• [DATA LINES]:
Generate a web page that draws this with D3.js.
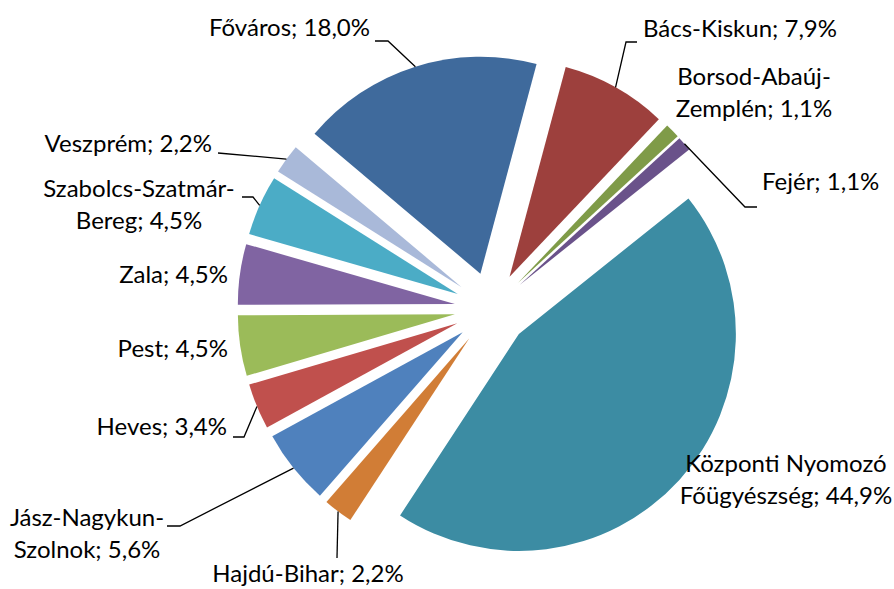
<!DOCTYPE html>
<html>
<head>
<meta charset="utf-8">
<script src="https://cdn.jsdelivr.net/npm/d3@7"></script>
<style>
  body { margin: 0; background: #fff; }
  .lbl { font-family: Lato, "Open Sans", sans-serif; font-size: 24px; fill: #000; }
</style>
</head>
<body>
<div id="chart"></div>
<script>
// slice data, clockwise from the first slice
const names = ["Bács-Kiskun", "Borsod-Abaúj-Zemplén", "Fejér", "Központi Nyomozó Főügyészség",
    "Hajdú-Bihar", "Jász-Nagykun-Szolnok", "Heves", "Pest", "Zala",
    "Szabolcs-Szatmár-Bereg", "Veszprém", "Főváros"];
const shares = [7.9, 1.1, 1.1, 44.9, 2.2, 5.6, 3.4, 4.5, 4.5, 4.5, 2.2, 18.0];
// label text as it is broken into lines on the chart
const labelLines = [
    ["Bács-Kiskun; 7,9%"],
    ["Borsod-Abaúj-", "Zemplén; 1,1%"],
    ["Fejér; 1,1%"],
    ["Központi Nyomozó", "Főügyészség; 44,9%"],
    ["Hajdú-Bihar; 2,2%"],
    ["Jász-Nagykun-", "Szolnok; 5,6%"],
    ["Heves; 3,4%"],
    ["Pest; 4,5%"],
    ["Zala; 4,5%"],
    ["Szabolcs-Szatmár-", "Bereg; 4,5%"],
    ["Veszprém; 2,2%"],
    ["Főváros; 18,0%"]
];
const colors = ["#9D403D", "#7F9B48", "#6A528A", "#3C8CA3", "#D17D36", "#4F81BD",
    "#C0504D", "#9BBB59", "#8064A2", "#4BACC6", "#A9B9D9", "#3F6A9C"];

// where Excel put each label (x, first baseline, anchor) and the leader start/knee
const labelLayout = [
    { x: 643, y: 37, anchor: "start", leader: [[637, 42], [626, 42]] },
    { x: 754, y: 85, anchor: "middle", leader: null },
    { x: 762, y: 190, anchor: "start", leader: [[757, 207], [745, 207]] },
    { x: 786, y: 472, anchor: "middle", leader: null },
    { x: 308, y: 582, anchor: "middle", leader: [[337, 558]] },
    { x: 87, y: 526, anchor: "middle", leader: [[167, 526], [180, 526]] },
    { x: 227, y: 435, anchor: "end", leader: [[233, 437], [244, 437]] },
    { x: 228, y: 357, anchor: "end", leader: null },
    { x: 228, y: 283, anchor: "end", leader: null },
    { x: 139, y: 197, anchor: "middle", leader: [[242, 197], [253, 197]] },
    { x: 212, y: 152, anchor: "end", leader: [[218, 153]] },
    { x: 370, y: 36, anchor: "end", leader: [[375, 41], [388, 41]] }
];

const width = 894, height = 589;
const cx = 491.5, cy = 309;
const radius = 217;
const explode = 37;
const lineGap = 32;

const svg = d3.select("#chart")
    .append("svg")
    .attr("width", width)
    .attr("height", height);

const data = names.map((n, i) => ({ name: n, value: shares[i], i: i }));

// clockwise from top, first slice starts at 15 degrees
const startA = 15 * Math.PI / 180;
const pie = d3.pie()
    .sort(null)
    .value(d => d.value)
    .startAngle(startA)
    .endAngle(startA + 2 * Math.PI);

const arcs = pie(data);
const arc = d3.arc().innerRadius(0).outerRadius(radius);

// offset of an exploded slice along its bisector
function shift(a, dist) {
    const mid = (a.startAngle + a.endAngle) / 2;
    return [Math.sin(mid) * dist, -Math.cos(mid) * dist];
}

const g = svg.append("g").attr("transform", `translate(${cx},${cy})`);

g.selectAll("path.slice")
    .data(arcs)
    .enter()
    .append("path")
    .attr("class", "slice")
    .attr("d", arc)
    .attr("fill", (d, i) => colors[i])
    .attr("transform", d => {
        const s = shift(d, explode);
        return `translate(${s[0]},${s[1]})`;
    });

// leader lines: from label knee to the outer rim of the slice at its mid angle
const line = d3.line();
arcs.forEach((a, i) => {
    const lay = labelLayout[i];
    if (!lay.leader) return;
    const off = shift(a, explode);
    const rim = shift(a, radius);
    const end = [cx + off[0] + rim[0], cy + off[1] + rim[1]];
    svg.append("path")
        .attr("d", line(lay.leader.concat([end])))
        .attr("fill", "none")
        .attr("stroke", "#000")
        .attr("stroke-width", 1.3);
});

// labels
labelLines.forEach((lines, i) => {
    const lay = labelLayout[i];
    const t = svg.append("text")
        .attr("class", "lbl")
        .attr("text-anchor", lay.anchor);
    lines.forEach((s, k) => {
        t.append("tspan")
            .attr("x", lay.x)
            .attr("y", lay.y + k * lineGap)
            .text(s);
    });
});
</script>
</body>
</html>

• [INSTRUCTION]:
Copy out all of the material exactly as written, without its pictures.

• [EXERCISE ANSWER]:
Generate a web page that draws this with D3.js.
<!DOCTYPE html>
<html>
<head>
<meta charset="utf-8">
<script src="https://cdn.jsdelivr.net/npm/d3@7"></script>
<style>
  body { margin: 0; background: #fff; }
  .lbl { font-family: Lato, "Open Sans", sans-serif; font-size: 24px; fill: #000; }
</style>
</head>
<body>
<div id="chart"></div>
<script>
// slice data, clockwise from the first slice
const names = ["Bács-Kiskun", "Borsod-Abaúj-Zemplén", "Fejér", "Központi Nyomozó Főügyészség",
    "Hajdú-Bihar", "Jász-Nagykun-Szolnok", "Heves", "Pest", "Zala",
    "Szabolcs-Szatmár-Bereg", "Veszprém", "Főváros"];
const shares = [7.9, 1.1, 1.1, 44.9, 2.2, 5.6, 3.4, 4.5, 4.5, 4.5, 2.2, 18.0];
// label text as it is broken into lines on the chart
const labelLines = [
    ["Bács-Kiskun; 7,9%"],
    ["Borsod-Abaúj-", "Zemplén; 1,1%"],
    ["Fejér; 1,1%"],
    ["Központi Nyomozó", "Főügyészség; 44,9%"],
    ["Hajdú-Bihar; 2,2%"],
    ["Jász-Nagykun-", "Szolnok; 5,6%"],
    ["Heves; 3,4%"],
    ["Pest; 4,5%"],
    ["Zala; 4,5%"],
    ["Szabolcs-Szatmár-", "Bereg; 4,5%"],
    ["Veszprém; 2,2%"],
    ["Főváros; 18,0%"]
];
const colors = ["#9D403D", "#7F9B48", "#6A528A", "#3C8CA3", "#D17D36", "#4F81BD",
    "#C0504D", "#9BBB59", "#8064A2", "#4BACC6", "#A9B9D9", "#3F6A9C"];

// where Excel put each label (x, first baseline, anchor) and the leader start/knee
const labelLayout = [
    { x: 643, y: 37, anchor: "start", leader: [[637, 42], [626, 42]] },
    { x: 754, y: 85, anchor: "middle", leader: null },
    { x: 762, y: 190, anchor: "start", leader: [[757, 207], [745, 207]] },
    { x: 786, y: 472, anchor: "middle", leader: null },
    { x: 308, y: 582, anchor: "middle", leader: [[337, 558]] },
    { x: 87, y: 526, anchor: "middle", leader: [[167, 526], [180, 526]] },
    { x: 227, y: 435, anchor: "end", leader: [[233, 437], [244, 437]] },
    { x: 228, y: 357, anchor: "end", leader: null },
    { x: 228, y: 283, anchor: "end", leader: null },
    { x: 139, y: 197, anchor: "middle", leader: [[242, 197], [253, 197]] },
    { x: 212, y: 152, anchor: "end", leader: [[218, 153]] },
    { x: 370, y: 36, anchor: "end", leader: [[375, 41], [388, 41]] }
];

const width = 894, height = 589;
const cx = 491.5, cy = 309;
const radius = 217;
const explode = 37;
const lineGap = 32;

const svg = d3.select("#chart")
    .append("svg")
    .attr("width", width)
    .attr("height", height);

const data = names.map((n, i) => ({ name: n, value: shares[i], i: i }));

// clockwise from top, first slice starts at 15 degrees
const startA = 15 * Math.PI / 180;
const pie = d3.pie()
    .sort(null)
    .value(d => d.value)
    .startAngle(startA)
    .endAngle(startA + 2 * Math.PI);

const arcs = pie(data);
const arc = d3.arc().innerRadius(0).outerRadius(radius);

// offset of an exploded slice along its bisector
function shift(a, dist) {
    const mid = (a.startAngle + a.endAngle) / 2;
    return [Math.sin(mid) * dist, -Math.cos(mid) * dist];
}

const g = svg.append("g").attr("transform", `translate(${cx},${cy})`);

g.selectAll("path.slice")
    .data(arcs)
    .enter()
    .append("path")
    .attr("class", "slice")
    .attr("d", arc)
    .attr("fill", (d, i) => colors[i])
    .attr("transform", d => {
        const s = shift(d, explode);
        return `translate(${s[0]},${s[1]})`;
    });

// leader lines: from label knee to the outer rim of the slice at its mid angle
const line = d3.line();
arcs.forEach((a, i) => {
    const lay = labelLayout[i];
    if (!lay.leader) return;
    const off = shift(a, explode);
    const rim = shift(a, radius);
    const end = [cx + off[0] + rim[0], cy + off[1] + rim[1]];
    svg.append("path")
        .attr("d", line(lay.leader.concat([end])))
        .attr("fill", "none")
        .attr("stroke", "#000")
        .attr("stroke-width", 1.3);
});

// labels
labelLines.forEach((lines, i) => {
    const lay = labelLayout[i];
    const t = svg.append("text")
        .attr("class", "lbl")
        .attr("text-anchor", lay.anchor);
    lines.forEach((s, k) => {
        t.append("tspan")
            .attr("x", lay.x)
            .attr("y", lay.y + k * lineGap)
            .text(s);
    });
});
</script>
</body>
</html>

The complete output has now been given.